**Challenge**
All material below is to be reproduced exactly.

**Data excerpt**
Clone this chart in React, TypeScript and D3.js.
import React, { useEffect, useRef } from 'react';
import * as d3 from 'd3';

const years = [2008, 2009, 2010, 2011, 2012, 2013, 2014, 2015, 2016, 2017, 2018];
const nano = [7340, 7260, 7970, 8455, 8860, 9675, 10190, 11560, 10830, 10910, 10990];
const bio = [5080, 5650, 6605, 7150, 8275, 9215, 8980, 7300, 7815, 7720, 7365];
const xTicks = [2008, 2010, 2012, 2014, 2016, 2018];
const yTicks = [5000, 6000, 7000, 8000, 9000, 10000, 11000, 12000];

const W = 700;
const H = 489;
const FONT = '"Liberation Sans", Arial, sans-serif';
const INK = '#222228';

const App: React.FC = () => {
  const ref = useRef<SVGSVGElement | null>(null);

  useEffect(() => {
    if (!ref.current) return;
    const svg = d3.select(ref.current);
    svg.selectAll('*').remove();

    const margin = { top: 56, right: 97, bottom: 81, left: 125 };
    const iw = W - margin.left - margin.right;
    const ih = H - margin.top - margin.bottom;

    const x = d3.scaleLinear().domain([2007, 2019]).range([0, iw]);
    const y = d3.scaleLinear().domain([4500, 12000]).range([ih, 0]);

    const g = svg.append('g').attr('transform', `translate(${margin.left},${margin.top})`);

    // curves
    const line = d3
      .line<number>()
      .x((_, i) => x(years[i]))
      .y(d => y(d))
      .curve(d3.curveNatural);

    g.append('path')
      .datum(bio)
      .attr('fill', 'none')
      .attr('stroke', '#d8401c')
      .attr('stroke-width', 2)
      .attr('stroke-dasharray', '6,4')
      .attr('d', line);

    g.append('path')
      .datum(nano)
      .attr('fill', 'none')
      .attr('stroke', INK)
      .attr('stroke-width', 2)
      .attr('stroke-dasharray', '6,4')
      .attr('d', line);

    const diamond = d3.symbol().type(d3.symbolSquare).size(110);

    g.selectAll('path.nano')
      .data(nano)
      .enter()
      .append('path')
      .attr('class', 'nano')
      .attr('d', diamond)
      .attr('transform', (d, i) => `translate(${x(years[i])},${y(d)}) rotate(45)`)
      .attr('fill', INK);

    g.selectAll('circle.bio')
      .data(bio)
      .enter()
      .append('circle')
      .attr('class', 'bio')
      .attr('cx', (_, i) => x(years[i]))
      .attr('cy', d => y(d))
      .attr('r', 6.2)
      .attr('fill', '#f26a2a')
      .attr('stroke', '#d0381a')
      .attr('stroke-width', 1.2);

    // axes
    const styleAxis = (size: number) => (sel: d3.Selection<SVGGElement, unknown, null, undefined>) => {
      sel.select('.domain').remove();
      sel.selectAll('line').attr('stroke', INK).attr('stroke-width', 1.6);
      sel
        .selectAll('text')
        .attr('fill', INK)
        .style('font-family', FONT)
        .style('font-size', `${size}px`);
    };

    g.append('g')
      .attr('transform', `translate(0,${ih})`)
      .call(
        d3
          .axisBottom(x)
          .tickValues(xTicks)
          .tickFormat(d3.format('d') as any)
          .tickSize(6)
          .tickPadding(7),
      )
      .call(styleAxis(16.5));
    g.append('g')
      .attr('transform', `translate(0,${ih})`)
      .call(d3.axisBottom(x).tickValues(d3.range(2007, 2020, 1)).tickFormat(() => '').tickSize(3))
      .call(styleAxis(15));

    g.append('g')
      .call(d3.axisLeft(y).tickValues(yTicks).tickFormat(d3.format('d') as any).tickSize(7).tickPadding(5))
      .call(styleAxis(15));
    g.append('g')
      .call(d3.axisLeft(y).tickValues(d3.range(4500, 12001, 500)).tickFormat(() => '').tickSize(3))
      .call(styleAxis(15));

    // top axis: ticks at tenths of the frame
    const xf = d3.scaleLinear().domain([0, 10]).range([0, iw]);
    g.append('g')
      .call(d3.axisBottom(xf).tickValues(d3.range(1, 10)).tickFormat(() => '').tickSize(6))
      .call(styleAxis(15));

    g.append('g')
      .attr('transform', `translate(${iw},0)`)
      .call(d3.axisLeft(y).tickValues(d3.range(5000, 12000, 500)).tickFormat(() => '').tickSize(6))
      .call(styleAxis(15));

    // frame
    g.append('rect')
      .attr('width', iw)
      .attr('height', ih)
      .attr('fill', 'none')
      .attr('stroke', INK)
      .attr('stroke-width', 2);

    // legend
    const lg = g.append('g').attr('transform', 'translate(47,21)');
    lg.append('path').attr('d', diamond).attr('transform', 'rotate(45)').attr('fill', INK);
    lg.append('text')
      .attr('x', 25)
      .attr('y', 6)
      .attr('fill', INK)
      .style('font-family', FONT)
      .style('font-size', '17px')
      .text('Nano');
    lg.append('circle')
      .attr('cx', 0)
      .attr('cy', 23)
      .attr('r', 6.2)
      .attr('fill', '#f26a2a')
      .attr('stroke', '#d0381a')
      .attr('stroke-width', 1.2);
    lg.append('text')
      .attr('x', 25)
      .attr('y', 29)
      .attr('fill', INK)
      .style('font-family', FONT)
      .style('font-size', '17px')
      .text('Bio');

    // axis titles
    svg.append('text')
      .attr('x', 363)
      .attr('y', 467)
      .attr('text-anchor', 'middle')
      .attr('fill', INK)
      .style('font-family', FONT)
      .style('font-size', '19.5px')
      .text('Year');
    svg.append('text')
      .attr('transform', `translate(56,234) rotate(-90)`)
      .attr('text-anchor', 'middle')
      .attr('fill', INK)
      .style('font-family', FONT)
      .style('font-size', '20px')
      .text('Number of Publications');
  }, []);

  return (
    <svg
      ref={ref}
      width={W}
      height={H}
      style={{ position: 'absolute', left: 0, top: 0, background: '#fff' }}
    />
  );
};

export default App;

**Completed task**
Clone this chart in React, TypeScript and D3.js.
import React, { useEffect, useRef } from 'react';
import * as d3 from 'd3';

const years = [2008, 2009, 2010, 2011, 2012, 2013, 2014, 2015, 2016, 2017, 2018];
const nano = [7340, 7260, 7970, 8455, 8860, 9675, 10190, 11560, 10830, 10910, 10990];
const bio = [5080, 5650, 6605, 7150, 8275, 9215, 8980, 7300, 7815, 7720, 7365];
const xTicks = [2008, 2010, 2012, 2014, 2016, 2018];
const yTicks = [5000, 6000, 7000, 8000, 9000, 10000, 11000, 12000];

const W = 700;
const H = 489;
const FONT = '"Liberation Sans", Arial, sans-serif';
const INK = '#222228';

const App: React.FC = () => {
  const ref = useRef<SVGSVGElement | null>(null);

  useEffect(() => {
    if (!ref.current) return;
    const svg = d3.select(ref.current);
    svg.selectAll('*').remove();

    const margin = { top: 56, right: 97, bottom: 81, left: 125 };
    const iw = W - margin.left - margin.right;
    const ih = H - margin.top - margin.bottom;

    const x = d3.scaleLinear().domain([2007, 2019]).range([0, iw]);
    const y = d3.scaleLinear().domain([4500, 12000]).range([ih, 0]);

    const g = svg.append('g').attr('transform', `translate(${margin.left},${margin.top})`);

    // curves
    const line = d3
      .line<number>()
      .x((_, i) => x(years[i]))
      .y(d => y(d))
      .curve(d3.curveNatural);

    g.append('path')
      .datum(bio)
      .attr('fill', 'none')
      .attr('stroke', '#d8401c')
      .attr('stroke-width', 2)
      .attr('stroke-dasharray', '6,4')
      .attr('d', line);

    g.append('path')
      .datum(nano)
      .attr('fill', 'none')
      .attr('stroke', INK)
      .attr('stroke-width', 2)
      .attr('stroke-dasharray', '6,4')
      .attr('d', line);

    const diamond = d3.symbol().type(d3.symbolSquare).size(110);

    g.selectAll('path.nano')
      .data(nano)
      .enter()
      .append('path')
      .attr('class', 'nano')
      .attr('d', diamond)
      .attr('transform', (d, i) => `translate(${x(years[i])},${y(d)}) rotate(45)`)
      .attr('fill', INK);

    g.selectAll('circle.bio')
      .data(bio)
      .enter()
      .append('circle')
      .attr('class', 'bio')
      .attr('cx', (_, i) => x(years[i]))
      .attr('cy', d => y(d))
      .attr('r', 6.2)
      .attr('fill', '#f26a2a')
      .attr('stroke', '#d0381a')
      .attr('stroke-width', 1.2);

    // axes
    const styleAxis = (size: number) => (sel: d3.Selection<SVGGElement, unknown, null, undefined>) => {
      sel.select('.domain').remove();
      sel.selectAll('line').attr('stroke', INK).attr('stroke-width', 1.6);
      sel
        .selectAll('text')
        .attr('fill', INK)
        .style('font-family', FONT)
        .style('font-size', `${size}px`);
    };

    g.append('g')
      .attr('transform', `translate(0,${ih})`)
      .call(
        d3
          .axisBottom(x)
          .tickValues(xTicks)
          .tickFormat(d3.format('d') as any)
          .tickSize(6)
          .tickPadding(7),
      )
      .call(styleAxis(16.5));
    g.append('g')
      .attr('transform', `translate(0,${ih})`)
      .call(d3.axisBottom(x).tickValues(d3.range(2007, 2020, 1)).tickFormat(() => '').tickSize(3))
      .call(styleAxis(15));

    g.append('g')
      .call(d3.axisLeft(y).tickValues(yTicks).tickFormat(d3.format('d') as any).tickSize(7).tickPadding(5))
      .call(styleAxis(15));
    g.append('g')
      .call(d3.axisLeft(y).tickValues(d3.range(4500, 12001, 500)).tickFormat(() => '').tickSize(3))
      .call(styleAxis(15));

    // top axis: ticks at tenths of the frame
    const xf = d3.scaleLinear().domain([0, 10]).range([0, iw]);
    g.append('g')
      .call(d3.axisBottom(xf).tickValues(d3.range(1, 10)).tickFormat(() => '').tickSize(6))
      .call(styleAxis(15));

    g.append('g')
      .attr('transform', `translate(${iw},0)`)
      .call(d3.axisLeft(y).tickValues(d3.range(5000, 12000, 500)).tickFormat(() => '').tickSize(6))
      .call(styleAxis(15));

    // frame
    g.append('rect')
      .attr('width', iw)
      .attr('height', ih)
      .attr('fill', 'none')
      .attr('stroke', INK)
      .attr('stroke-width', 2);

    // legend
    const lg = g.append('g').attr('transform', 'translate(47,21)');
    lg.append('path').attr('d', diamond).attr('transform', 'rotate(45)').attr('fill', INK);
    lg.append('text')
      .attr('x', 25)
      .attr('y', 6)
      .attr('fill', INK)
      .style('font-family', FONT)
      .style('font-size', '17px')
      .text('Nano');
    lg.append('circle')
      .attr('cx', 0)
      .attr('cy', 23)
      .attr('r', 6.2)
      .attr('fill', '#f26a2a')
      .attr('stroke', '#d0381a')
      .attr('stroke-width', 1.2);
    lg.append('text')
      .attr('x', 25)
      .attr('y', 29)
      .attr('fill', INK)
      .style('font-family', FONT)
      .style('font-size', '17px')
      .text('Bio');

    // axis titles
    svg.append('text')
      .attr('x', 363)
      .attr('y', 467)
      .attr('text-anchor', 'middle')
      .attr('fill', INK)
      .style('font-family', FONT)
      .style('font-size', '19.5px')
      .text('Year');
    svg.append('text')
      .attr('transform', `translate(56,234) rotate(-90)`)
      .attr('text-anchor', 'middle')
      .attr('fill', INK)
      .style('font-family', FONT)
      .style('font-size', '20px')
      .text('Number of Publications');
  }, []);

  return (
    <svg
      ref={ref}
      width={W}
      height={H}
      style={{ position: 'absolute', left: 0, top: 0, background: '#fff' }}
    />
  );
};

export default App;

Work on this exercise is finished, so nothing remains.